Proof: By noncompactness, there exists an open cover that is infinite. By Lindelof, this open cover can be assumed to be countable, which we enumerate by \{V_k\} and assume WLOG that \forall k, V_k \setminus \cup_{j =1}^{k-1} V_j \neq \emptyset. Define \{U_k\} and \{y_k\} inductively by: U_k = V_k \setminus \cup_{j = 1}^{k-1} \{ y_j\} and choose y_k \in U_k \setminus \cup_{j=1}^{k-1}U_j.

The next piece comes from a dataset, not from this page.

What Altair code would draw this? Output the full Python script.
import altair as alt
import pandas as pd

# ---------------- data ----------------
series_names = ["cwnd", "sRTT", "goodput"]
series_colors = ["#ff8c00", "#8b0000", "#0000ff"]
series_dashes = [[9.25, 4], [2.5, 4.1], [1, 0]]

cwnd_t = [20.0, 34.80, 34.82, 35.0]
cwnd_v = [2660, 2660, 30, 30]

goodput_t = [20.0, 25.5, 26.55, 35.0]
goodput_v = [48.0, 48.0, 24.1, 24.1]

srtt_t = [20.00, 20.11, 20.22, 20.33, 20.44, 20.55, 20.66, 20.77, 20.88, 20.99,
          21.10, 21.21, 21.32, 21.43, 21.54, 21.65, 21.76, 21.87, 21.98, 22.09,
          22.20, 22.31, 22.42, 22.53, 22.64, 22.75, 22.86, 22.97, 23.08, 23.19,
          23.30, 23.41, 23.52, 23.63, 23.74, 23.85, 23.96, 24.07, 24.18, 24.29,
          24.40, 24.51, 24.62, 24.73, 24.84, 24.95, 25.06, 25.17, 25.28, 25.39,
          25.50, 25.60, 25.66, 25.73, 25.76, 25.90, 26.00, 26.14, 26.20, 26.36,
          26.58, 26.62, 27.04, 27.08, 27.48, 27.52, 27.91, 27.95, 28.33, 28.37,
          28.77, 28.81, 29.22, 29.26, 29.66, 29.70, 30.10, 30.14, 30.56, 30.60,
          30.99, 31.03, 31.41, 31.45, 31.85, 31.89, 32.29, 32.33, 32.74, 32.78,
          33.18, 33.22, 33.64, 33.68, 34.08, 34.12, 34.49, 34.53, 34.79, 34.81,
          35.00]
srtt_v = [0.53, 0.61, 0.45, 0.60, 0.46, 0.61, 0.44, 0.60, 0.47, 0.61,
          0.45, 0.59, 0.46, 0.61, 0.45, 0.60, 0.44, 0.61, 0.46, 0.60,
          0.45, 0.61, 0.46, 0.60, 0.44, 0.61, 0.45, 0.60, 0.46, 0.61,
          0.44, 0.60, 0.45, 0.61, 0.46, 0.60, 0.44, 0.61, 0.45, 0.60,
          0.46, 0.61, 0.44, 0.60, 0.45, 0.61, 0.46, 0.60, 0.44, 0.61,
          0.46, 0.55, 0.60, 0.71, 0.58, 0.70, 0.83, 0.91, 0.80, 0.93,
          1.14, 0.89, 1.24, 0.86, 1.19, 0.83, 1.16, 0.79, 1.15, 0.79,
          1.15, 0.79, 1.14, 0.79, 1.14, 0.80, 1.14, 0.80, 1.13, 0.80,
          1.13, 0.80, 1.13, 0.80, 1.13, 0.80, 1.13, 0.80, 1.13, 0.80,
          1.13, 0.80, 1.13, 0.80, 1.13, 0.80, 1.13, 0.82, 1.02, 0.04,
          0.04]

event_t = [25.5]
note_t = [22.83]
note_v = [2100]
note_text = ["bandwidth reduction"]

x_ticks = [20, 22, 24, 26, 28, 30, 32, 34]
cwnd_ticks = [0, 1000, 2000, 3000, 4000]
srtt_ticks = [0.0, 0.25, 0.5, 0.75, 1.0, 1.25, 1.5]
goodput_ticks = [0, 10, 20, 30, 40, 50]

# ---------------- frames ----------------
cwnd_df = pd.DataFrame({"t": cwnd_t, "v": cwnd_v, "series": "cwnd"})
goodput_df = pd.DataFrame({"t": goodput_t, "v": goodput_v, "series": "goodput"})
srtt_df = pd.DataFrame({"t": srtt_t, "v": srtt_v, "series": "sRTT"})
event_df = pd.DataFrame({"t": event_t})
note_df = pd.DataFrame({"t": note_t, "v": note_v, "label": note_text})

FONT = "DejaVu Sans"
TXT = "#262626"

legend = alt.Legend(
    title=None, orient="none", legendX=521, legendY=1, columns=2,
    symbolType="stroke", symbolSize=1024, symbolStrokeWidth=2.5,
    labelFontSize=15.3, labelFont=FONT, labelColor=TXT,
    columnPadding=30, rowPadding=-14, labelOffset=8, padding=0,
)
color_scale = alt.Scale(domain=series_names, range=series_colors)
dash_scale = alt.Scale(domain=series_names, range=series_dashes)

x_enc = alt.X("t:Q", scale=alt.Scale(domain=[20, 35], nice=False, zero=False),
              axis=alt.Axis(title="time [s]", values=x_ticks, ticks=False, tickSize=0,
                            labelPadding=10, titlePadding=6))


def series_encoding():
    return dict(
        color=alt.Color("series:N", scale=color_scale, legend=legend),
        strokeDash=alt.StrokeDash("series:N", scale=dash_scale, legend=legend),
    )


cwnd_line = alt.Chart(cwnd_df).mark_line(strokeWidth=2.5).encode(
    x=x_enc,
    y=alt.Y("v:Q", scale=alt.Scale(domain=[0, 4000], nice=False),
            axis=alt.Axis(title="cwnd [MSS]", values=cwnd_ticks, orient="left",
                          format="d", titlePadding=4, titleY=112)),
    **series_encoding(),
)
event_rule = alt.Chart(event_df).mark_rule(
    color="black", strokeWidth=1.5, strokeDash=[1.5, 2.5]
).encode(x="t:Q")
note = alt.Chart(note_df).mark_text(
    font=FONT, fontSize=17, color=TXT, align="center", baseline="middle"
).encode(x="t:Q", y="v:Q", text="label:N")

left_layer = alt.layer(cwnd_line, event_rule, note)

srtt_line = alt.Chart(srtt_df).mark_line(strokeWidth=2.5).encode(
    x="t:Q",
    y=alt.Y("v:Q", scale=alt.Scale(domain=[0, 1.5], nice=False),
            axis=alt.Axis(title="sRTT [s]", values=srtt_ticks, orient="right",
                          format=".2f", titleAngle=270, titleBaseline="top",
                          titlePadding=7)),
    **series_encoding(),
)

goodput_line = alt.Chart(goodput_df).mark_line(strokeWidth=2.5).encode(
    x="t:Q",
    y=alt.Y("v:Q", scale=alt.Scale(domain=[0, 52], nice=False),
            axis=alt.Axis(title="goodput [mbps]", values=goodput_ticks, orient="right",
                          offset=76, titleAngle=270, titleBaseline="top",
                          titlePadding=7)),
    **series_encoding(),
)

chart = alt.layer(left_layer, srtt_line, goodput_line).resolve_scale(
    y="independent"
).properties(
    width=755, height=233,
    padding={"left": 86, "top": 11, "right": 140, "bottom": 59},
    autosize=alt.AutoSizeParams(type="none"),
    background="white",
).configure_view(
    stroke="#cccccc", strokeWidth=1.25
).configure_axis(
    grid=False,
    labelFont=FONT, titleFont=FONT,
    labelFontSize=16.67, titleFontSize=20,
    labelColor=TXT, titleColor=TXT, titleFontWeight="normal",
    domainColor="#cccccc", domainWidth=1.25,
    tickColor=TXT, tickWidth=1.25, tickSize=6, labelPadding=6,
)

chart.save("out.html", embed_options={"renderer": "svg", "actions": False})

Proof of theorem: We first construct a sequence of continuous functions on X. Let G\subset X be a non-empty open set such that its closure-complement H = (\bar{G})^c is a non-empty open set (G exists by assumption). By connectedness \bar{G}\cap \bar{H} \neq \emptyset, so we can pick x_0 in the intersection. Let \{x_j\}\subset H be a sequence of points converging to x_0, which exists by first countability. Using Tychonoff, we can get a sequence of continuous functions f_jon X such that f_j|_{\bar{G}} = 0 and f_j(x_j) = -1.

On Y, choose an open cover \{U_k\} and points \{y_k\} per the previous Lemma. By paracompactness we have a partition of unity \{\psi_k\} subordinate to U_k, and by the conclusion of the Lemma we have that \psi_k(y_k) = 1. Now we define the function

\displaystyle f(x,y) = \sum_{k} f_k(x)\psi_k(y)

which is continuous, and such that f|_{\bar{G}\times Y} = 0. But by construction \inf_{y\in Y}f(x,y) \leq f(x_k,y_k) = f_k(x_k) = -1, which combined with the fact that x_k \to x_0 \in \bar{G} shows the desired result. q.e.d.